- [Exercise goal]
Skip the pictures. Set down, word for word, the lines from the start of the material up to and including the line with "plt.rcParams['font.family'] = ['Noto".

- [Dataset extract]
START

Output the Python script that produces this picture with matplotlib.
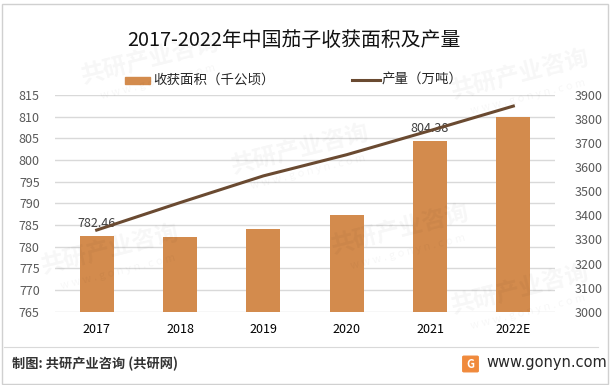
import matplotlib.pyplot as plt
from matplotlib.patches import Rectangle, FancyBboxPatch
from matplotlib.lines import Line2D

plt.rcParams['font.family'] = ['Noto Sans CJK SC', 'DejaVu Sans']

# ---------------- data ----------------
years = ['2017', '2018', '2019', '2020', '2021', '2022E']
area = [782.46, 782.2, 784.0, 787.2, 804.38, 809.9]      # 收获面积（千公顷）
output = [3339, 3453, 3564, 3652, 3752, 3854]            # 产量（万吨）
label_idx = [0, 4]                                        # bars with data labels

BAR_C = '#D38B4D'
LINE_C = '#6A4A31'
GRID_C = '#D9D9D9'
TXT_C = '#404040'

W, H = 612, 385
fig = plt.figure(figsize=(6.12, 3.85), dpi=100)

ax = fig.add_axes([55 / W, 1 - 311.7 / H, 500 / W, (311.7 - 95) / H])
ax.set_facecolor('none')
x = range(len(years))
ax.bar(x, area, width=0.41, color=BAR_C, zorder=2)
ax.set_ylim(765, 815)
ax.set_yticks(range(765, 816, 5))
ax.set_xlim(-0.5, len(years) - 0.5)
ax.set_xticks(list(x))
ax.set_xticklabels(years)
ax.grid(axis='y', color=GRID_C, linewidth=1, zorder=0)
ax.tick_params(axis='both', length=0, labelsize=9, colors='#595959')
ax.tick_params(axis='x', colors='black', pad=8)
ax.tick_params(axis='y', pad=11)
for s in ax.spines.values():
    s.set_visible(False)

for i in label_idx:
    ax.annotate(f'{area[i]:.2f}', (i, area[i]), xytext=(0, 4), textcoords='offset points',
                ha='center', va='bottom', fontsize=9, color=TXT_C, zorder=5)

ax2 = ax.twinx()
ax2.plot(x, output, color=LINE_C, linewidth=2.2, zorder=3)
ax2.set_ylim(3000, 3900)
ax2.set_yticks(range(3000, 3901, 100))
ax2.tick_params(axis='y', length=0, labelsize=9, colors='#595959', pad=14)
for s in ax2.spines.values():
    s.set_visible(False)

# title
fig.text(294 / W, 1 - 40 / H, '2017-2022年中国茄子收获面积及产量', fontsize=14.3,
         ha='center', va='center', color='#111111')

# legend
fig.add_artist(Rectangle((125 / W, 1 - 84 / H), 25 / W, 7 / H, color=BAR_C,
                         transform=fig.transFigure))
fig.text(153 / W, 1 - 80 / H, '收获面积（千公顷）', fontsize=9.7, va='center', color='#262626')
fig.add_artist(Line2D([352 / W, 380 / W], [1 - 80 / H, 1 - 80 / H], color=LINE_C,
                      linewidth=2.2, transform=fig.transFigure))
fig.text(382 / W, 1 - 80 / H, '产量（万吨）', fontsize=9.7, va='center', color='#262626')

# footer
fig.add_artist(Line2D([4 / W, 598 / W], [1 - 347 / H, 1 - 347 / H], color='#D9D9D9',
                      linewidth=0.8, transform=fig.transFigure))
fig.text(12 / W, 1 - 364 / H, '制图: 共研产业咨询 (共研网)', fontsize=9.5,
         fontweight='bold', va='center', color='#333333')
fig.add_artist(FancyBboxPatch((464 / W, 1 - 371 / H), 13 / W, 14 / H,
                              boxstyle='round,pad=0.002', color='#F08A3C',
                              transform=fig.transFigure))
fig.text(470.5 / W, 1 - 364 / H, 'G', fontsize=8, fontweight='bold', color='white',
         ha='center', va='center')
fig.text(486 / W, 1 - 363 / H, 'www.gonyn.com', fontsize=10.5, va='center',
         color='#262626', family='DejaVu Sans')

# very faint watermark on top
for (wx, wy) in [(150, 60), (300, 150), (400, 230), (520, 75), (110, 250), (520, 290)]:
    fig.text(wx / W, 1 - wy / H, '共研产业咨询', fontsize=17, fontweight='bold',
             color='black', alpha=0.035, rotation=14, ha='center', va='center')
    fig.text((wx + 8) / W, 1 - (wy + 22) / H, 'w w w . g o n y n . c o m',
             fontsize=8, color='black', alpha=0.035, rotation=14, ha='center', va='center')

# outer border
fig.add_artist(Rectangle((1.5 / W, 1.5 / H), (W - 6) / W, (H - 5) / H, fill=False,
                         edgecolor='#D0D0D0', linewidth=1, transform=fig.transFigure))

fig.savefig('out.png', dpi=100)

END

- [Written answer]
Output the Python script that produces this picture with matplotlib.
import matplotlib.pyplot as plt
from matplotlib.patches import Rectangle, FancyBboxPatch
from matplotlib.lines import Line2D

plt.rcParams['font.family'] = ['Noto Sans CJK SC', 'DejaVu Sans']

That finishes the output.